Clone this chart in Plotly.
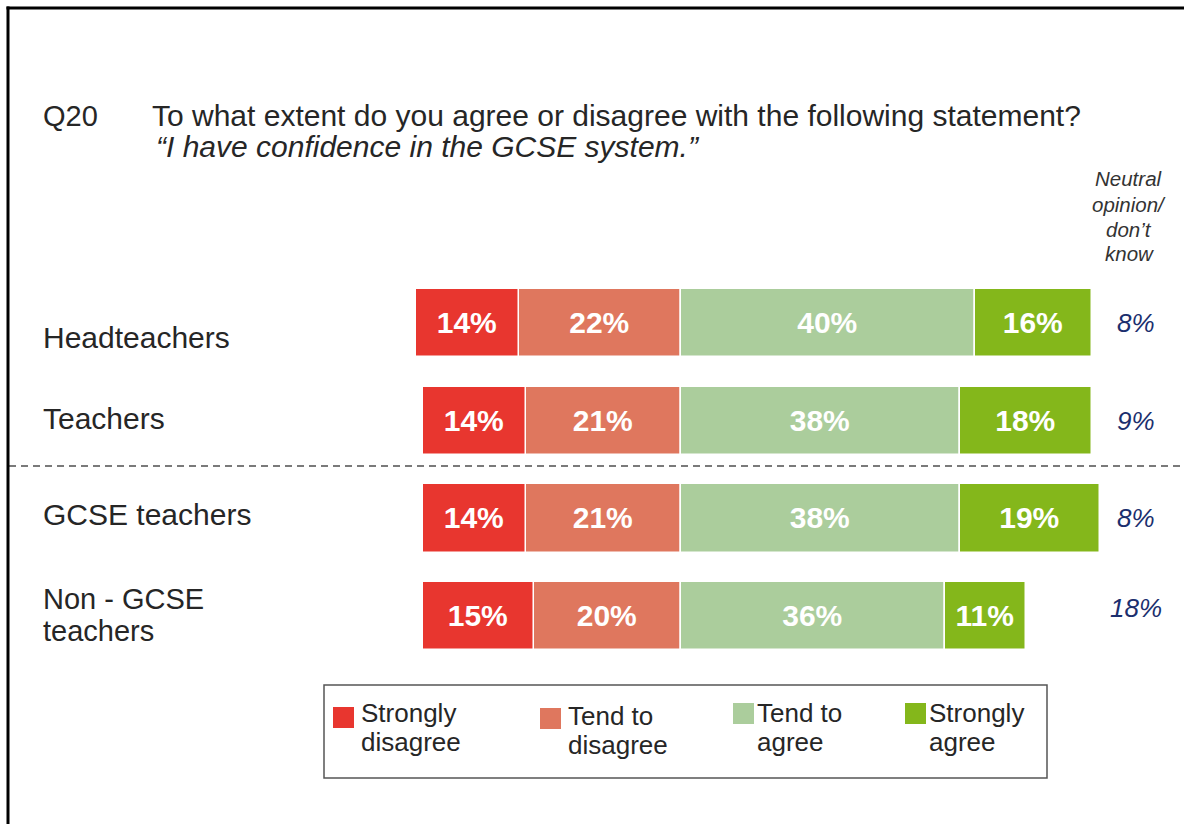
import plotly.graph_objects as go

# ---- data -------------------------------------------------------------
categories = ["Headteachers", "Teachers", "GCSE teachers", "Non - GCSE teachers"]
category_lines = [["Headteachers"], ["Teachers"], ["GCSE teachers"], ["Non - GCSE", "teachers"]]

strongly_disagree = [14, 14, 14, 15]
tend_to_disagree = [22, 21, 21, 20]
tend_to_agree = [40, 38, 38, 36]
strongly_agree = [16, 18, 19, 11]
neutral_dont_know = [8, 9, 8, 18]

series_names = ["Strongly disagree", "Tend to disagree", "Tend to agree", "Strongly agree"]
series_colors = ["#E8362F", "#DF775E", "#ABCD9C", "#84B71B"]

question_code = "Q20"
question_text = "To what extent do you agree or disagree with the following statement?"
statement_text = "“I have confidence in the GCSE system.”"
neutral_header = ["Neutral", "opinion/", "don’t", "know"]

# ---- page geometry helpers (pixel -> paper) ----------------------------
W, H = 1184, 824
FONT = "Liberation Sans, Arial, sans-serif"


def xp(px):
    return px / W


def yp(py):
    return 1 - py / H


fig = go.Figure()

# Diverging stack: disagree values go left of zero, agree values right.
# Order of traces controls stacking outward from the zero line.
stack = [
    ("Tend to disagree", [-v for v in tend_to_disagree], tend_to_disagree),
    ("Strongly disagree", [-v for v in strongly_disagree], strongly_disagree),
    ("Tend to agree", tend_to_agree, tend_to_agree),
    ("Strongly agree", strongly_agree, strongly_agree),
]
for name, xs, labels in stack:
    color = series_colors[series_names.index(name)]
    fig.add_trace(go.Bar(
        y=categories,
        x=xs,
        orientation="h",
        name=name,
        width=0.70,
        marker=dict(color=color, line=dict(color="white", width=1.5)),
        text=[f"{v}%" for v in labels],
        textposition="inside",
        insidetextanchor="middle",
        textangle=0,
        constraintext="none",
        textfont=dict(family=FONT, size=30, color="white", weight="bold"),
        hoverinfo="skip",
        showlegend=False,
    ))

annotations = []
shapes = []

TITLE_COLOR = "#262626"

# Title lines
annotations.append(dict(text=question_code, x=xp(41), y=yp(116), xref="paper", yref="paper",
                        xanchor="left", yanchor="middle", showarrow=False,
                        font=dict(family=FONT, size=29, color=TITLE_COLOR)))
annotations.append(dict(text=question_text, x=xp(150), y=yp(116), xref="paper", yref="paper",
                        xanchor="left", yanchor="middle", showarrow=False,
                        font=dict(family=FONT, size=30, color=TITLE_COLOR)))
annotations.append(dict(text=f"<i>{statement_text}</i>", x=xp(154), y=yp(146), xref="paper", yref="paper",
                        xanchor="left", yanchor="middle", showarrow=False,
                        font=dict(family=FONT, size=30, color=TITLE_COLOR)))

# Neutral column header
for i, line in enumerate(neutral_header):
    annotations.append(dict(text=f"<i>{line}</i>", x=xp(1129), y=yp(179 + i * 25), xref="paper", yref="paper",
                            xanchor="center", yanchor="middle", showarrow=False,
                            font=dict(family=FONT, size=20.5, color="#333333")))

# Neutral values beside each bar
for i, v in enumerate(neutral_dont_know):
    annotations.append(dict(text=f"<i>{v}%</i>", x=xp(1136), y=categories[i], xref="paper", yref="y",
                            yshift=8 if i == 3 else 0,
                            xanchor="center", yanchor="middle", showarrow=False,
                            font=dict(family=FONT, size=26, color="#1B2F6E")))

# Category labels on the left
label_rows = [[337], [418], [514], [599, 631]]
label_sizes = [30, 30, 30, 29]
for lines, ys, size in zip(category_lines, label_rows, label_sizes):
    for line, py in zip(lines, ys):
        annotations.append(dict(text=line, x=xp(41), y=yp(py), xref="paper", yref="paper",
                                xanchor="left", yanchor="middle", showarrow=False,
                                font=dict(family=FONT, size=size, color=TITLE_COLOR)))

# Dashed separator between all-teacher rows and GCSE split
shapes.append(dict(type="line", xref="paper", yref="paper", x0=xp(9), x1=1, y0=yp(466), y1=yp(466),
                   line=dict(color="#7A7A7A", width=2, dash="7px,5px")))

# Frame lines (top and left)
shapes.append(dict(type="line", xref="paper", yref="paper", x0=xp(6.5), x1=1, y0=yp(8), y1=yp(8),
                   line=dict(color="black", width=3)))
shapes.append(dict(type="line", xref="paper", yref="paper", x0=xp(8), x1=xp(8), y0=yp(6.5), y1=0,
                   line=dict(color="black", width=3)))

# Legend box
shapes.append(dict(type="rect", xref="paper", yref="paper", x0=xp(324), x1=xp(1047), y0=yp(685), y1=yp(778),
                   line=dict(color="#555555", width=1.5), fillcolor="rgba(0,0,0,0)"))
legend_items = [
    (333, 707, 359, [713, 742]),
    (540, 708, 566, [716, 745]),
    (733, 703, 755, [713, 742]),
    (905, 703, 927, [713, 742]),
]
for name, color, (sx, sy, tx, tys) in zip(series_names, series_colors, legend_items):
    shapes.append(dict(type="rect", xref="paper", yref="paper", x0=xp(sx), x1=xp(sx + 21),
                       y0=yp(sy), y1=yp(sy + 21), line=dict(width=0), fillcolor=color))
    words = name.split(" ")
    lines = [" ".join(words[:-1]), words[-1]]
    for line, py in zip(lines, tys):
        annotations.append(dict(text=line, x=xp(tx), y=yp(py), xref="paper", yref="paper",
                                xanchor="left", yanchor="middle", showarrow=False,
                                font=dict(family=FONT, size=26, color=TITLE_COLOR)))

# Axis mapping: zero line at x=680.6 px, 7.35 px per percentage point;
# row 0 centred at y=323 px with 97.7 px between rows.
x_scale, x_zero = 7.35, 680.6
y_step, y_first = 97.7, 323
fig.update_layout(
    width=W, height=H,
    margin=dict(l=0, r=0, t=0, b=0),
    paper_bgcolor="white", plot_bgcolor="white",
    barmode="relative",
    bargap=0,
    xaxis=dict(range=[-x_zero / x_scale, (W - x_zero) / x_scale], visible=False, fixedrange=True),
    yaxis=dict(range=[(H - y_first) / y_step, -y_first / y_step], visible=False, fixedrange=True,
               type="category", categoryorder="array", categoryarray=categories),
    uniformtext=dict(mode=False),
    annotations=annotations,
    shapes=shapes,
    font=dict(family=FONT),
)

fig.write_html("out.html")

*****

* Aim *
Restate the whole listing above exactly, except for its images.

* Written solution *
Clone this chart in Plotly.
import plotly.graph_objects as go

# ---- data -------------------------------------------------------------
categories = ["Headteachers", "Teachers", "GCSE teachers", "Non - GCSE teachers"]
category_lines = [["Headteachers"], ["Teachers"], ["GCSE teachers"], ["Non - GCSE", "teachers"]]

strongly_disagree = [14, 14, 14, 15]
tend_to_disagree = [22, 21, 21, 20]
tend_to_agree = [40, 38, 38, 36]
strongly_agree = [16, 18, 19, 11]
neutral_dont_know = [8, 9, 8, 18]

series_names = ["Strongly disagree", "Tend to disagree", "Tend to agree", "Strongly agree"]
series_colors = ["#E8362F", "#DF775E", "#ABCD9C", "#84B71B"]

question_code = "Q20"
question_text = "To what extent do you agree or disagree with the following statement?"
statement_text = "“I have confidence in the GCSE system.”"
neutral_header = ["Neutral", "opinion/", "don’t", "know"]

# ---- page geometry helpers (pixel -> paper) ----------------------------
W, H = 1184, 824
FONT = "Liberation Sans, Arial, sans-serif"


def xp(px):
    return px / W


def yp(py):
    return 1 - py / H


fig = go.Figure()

# Diverging stack: disagree values go left of zero, agree values right.
# Order of traces controls stacking outward from the zero line.
stack = [
    ("Tend to disagree", [-v for v in tend_to_disagree], tend_to_disagree),
    ("Strongly disagree", [-v for v in strongly_disagree], strongly_disagree),
    ("Tend to agree", tend_to_agree, tend_to_agree),
    ("Strongly agree", strongly_agree, strongly_agree),
]
for name, xs, labels in stack:
    color = series_colors[series_names.index(name)]
    fig.add_trace(go.Bar(
        y=categories,
        x=xs,
        orientation="h",
        name=name,
        width=0.70,
        marker=dict(color=color, line=dict(color="white", width=1.5)),
        text=[f"{v}%" for v in labels],
        textposition="inside",
        insidetextanchor="middle",
        textangle=0,
        constraintext="none",
        textfont=dict(family=FONT, size=30, color="white", weight="bold"),
        hoverinfo="skip",
        showlegend=False,
    ))

annotations = []
shapes = []

TITLE_COLOR = "#262626"

# Title lines
annotations.append(dict(text=question_code, x=xp(41), y=yp(116), xref="paper", yref="paper",
                        xanchor="left", yanchor="middle", showarrow=False,
                        font=dict(family=FONT, size=29, color=TITLE_COLOR)))
annotations.append(dict(text=question_text, x=xp(150), y=yp(116), xref="paper", yref="paper",
                        xanchor="left", yanchor="middle", showarrow=False,
                        font=dict(family=FONT, size=30, color=TITLE_COLOR)))
annotations.append(dict(text=f"<i>{statement_text}</i>", x=xp(154), y=yp(146), xref="paper", yref="paper",
                        xanchor="left", yanchor="middle", showarrow=False,
                        font=dict(family=FONT, size=30, color=TITLE_COLOR)))

# Neutral column header
for i, line in enumerate(neutral_header):
    annotations.append(dict(text=f"<i>{line}</i>", x=xp(1129), y=yp(179 + i * 25), xref="paper", yref="paper",
                            xanchor="center", yanchor="middle", showarrow=False,
                            font=dict(family=FONT, size=20.5, color="#333333")))

# Neutral values beside each bar
for i, v in enumerate(neutral_dont_know):
    annotations.append(dict(text=f"<i>{v}%</i>", x=xp(1136), y=categories[i], xref="paper", yref="y",
                            yshift=8 if i == 3 else 0,
                            xanchor="center", yanchor="middle", showarrow=False,
                            font=dict(family=FONT, size=26, color="#1B2F6E")))

# Category labels on the left
label_rows = [[337], [418], [514], [599, 631]]
label_sizes = [30, 30, 30, 29]
for lines, ys, size in zip(category_lines, label_rows, label_sizes):
    for line, py in zip(lines, ys):
        annotations.append(dict(text=line, x=xp(41), y=yp(py), xref="paper", yref="paper",
                                xanchor="left", yanchor="middle", showarrow=False,
                                font=dict(family=FONT, size=size, color=TITLE_COLOR)))

# Dashed separator between all-teacher rows and GCSE split
shapes.append(dict(type="line", xref="paper", yref="paper", x0=xp(9), x1=1, y0=yp(466), y1=yp(466),
                   line=dict(color="#7A7A7A", width=2, dash="7px,5px")))

# Frame lines (top and left)
shapes.append(dict(type="line", xref="paper", yref="paper", x0=xp(6.5), x1=1, y0=yp(8), y1=yp(8),
                   line=dict(color="black", width=3)))
shapes.append(dict(type="line", xref="paper", yref="paper", x0=xp(8), x1=xp(8), y0=yp(6.5), y1=0,
                   line=dict(color="black", width=3)))

# Legend box
shapes.append(dict(type="rect", xref="paper", yref="paper", x0=xp(324), x1=xp(1047), y0=yp(685), y1=yp(778),
                   line=dict(color="#555555", width=1.5), fillcolor="rgba(0,0,0,0)"))
legend_items = [
    (333, 707, 359, [713, 742]),
    (540, 708, 566, [716, 745]),
    (733, 703, 755, [713, 742]),
    (905, 703, 927, [713, 742]),
]
for name, color, (sx, sy, tx, tys) in zip(series_names, series_colors, legend_items):
    shapes.append(dict(type="rect", xref="paper", yref="paper", x0=xp(sx), x1=xp(sx + 21),
                       y0=yp(sy), y1=yp(sy + 21), line=dict(width=0), fillcolor=color))
    words = name.split(" ")
    lines = [" ".join(words[:-1]), words[-1]]
    for line, py in zip(lines, tys):
        annotations.append(dict(text=line, x=xp(tx), y=yp(py), xref="paper", yref="paper",
                                xanchor="left", yanchor="middle", showarrow=False,
                                font=dict(family=FONT, size=26, color=TITLE_COLOR)))

# Axis mapping: zero line at x=680.6 px, 7.35 px per percentage point;
# row 0 centred at y=323 px with 97.7 px between rows.
x_scale, x_zero = 7.35, 680.6
y_step, y_first = 97.7, 323
fig.update_layout(
    width=W, height=H,
    margin=dict(l=0, r=0, t=0, b=0),
    paper_bgcolor="white", plot_bgcolor="white",
    barmode="relative",
    bargap=0,
    xaxis=dict(range=[-x_zero / x_scale, (W - x_zero) / x_scale], visible=False, fixedrange=True),
    yaxis=dict(range=[(H - y_first) / y_step, -y_first / y_step], visible=False, fixedrange=True,
               type="category", categoryorder="array", categoryarray=categories),
    uniformtext=dict(mode=False),
    annotations=annotations,
    shapes=shapes,
    font=dict(family=FONT),
)

fig.write_html("out.html")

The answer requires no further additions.